Los persistentes esfuerzos formativos de mi familia, apoyados en tan variado vocabulario y en un hábil manejo del arte de la injuria, loado por Borges, tuvieron algún resultado. Por lo menos trato de concentrarme, de trabajar con algo de orden en asuntos que valgan la pena, de ser gente, y hasta gente decente, sin preocuparme mucho por modas y figuras, de no pasmarme ni alelarme, y me gusta que la gente trabaje junta y se ponga de acuerdo, sin armar pataletas ni crear cismas por quejas de menor cuantía.

Zumbambico, sorombático, entelerido, calzón sin gente, cismático: palabras arcaicas, literarias, que ya no se oyen. La única de uso frecuente no aparece en los textos españoles: táparo, según los diccionarios colombianos del siglo XIX y XX, es la totuma o, según Emilio Robledo, una palma. Nunca la oí en esos sentidos. En Antioquia, y creo que en toda Colombia, es un caballo torpe, que no logra controlar sus movimientos con finura.

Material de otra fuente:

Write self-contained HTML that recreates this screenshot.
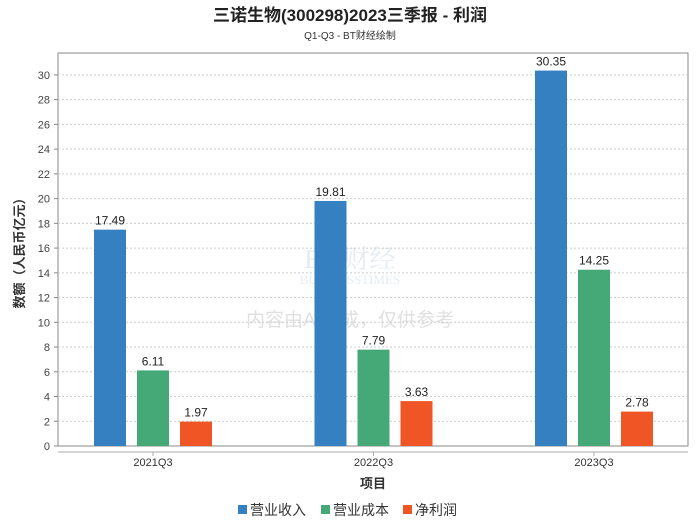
<!DOCTYPE html>
<html><head><meta charset="utf-8"><style>
body{margin:0;background:#fff;width:700px;height:524px;overflow:hidden;font-family:"Liberation Sans","Noto Sans CJK SC",sans-serif;}
</style></head><body>
<svg width="700" height="524" font-family="'Liberation Sans','Noto Sans CJK SC',sans-serif">
<text x="350" y="21" text-anchor="middle" font-size="17" font-weight="bold" fill="#222">三诺生物(300298)2023三季报 - 利润</text>
<text x="350" y="39" text-anchor="middle" font-size="10" fill="#333">Q1-Q3 - BT财经绘制</text>
<g opacity="0.12">
<text x="350" y="268" text-anchor="middle" font-size="26" fill="#3060a0" font-family="'Liberation Serif','Noto Serif CJK SC',serif">BT 财经</text>
<text x="350" y="284" text-anchor="middle" font-size="13" fill="#3060a0" font-family="'Liberation Serif',serif">BUSINESSTIMES</text>
</g>
<text x="350" y="326" text-anchor="middle" font-size="19" fill="#000" opacity="0.12">内容由AI生成，仅供参考</text>
<rect x="58" y="53" width="630" height="393" fill="none" stroke="#888"/>
<line x1="58" y1="452" x2="688" y2="452" stroke="#aaa"/>
<g id="grid"></g><g id="bars"></g>
<text x="373" y="488" text-anchor="middle" font-size="13" font-weight="bold" fill="#333">项目</text>
<text transform="translate(24,250) rotate(-90)" text-anchor="middle" font-size="13" font-weight="bold" fill="#333">数额（人民币亿元）</text>
<g font-size="14" fill="#333">
<rect x="238" y="505" width="9" height="9" fill="#3580c0"/><text x="250" y="515">营业收入</text>
<rect x="321" y="505" width="9" height="9" fill="#45a877"/><text x="333" y="515">营业成本</text>
<rect x="403" y="505" width="9" height="9" fill="#f05525"/><text x="415" y="515">净利润</text>
</g>
</svg>
<script>
const categories=["2021Q3","2022Q3","2023Q3"];
const revenue=[17.49,19.81,30.35];
const cost=[6.11,7.79,14.25];
const profit=[1.97,3.63,2.78];
const yTicks=[0,2,4,6,8,10,12,14,16,18,20,22,24,26,28,30];
const NS="http://www.w3.org/2000/svg";
const y=v=>446-v*12.37;
const gx=i=>153+i*220.5;
const grid=document.getElementById('grid');
function mk(t,a,p){const e=document.createElementNS(NS,t);for(const k in a)e.setAttribute(k,a[k]);p.appendChild(e);return e;}
yTicks.forEach(v=>{
 if(v>0){const l=mk('line',{x1:58,x2:688,y1:y(v),y2:y(v),stroke:'#ccc','stroke-dasharray':'2,2'},grid);
 
 }
 const tk=mk('line',{x1:54,x2:58,y1:y(v),y2:y(v),stroke:'#888'},grid);
 
 
 const t=mk('text',{x:50,y:y(v)+4,'text-anchor':'end','font-size':11,fill:'#444'},grid);t.textContent=v;
 
 
});
const bars=document.getElementById('bars');
const series=[[revenue,'#3580c0','revenue'],[cost,'#45a877','cost'],[profit,'#f05525','profit']];
categories.forEach((c,i)=>{
 const cx=gx(i);
 const t=mk('text',{x:cx,y:466,'text-anchor':'middle','font-size':11,fill:'#333'},bars);t.textContent=c;
 
 
 const tk=mk('line',{x1:cx,x2:cx,y1:452,y2:456,stroke:'#aaa'},bars);
 
 
 series.forEach((s,j)=>{
  const v=s[0][i];const bx=cx-59+j*43;
  const r=mk('rect',{x:bx,y:y(v),width:32,height:446-y(v),fill:s[1]},bars);
  
  
  const l=mk('text',{x:bx+16,y:y(v)-5,'text-anchor':'middle','font-size':12,fill:'#222'},bars);l.textContent=v.toFixed(2);
  
  
 });
});
</script>
</body></html>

Yo sigo siendo, en muchas cosas prácticas, en lo que pide “motricidad fina”, muy torpe y hasta bruto, palabras que mis padres, con pudor de maestros, no usaban, porque sonaban ofensivas. Cuando me voy a poner la ropa me queda al revés, y si trato de voltearla, supongo que le doy un giro de 360 grados, porque acaba otra vez al revés. Me sobran botones u ojales y lo que se desbarata me queda mal arreglado. Los equipos modernos, esos dizque amigables, llenos de íconos a prueba de zonzos, me confunden: siempre los interpreto al revés. Y en vez de hacer una llamada apago el teléfono, mis correos se van a donde no es o no salen y me doy cuenta a las semanas. Los computadores me piden, varias veces al día, que les mande un reporte del programa que se paralizó o la pantalla que se congeló. No lo hago, porque creo en lo que dice mi mujer: que son cosas que solo me pasan a mí. Por eso, varias veces al día o en los sueños, desde una infancia ya olvidada, reaparece una voz que me regaña: ¡táparo!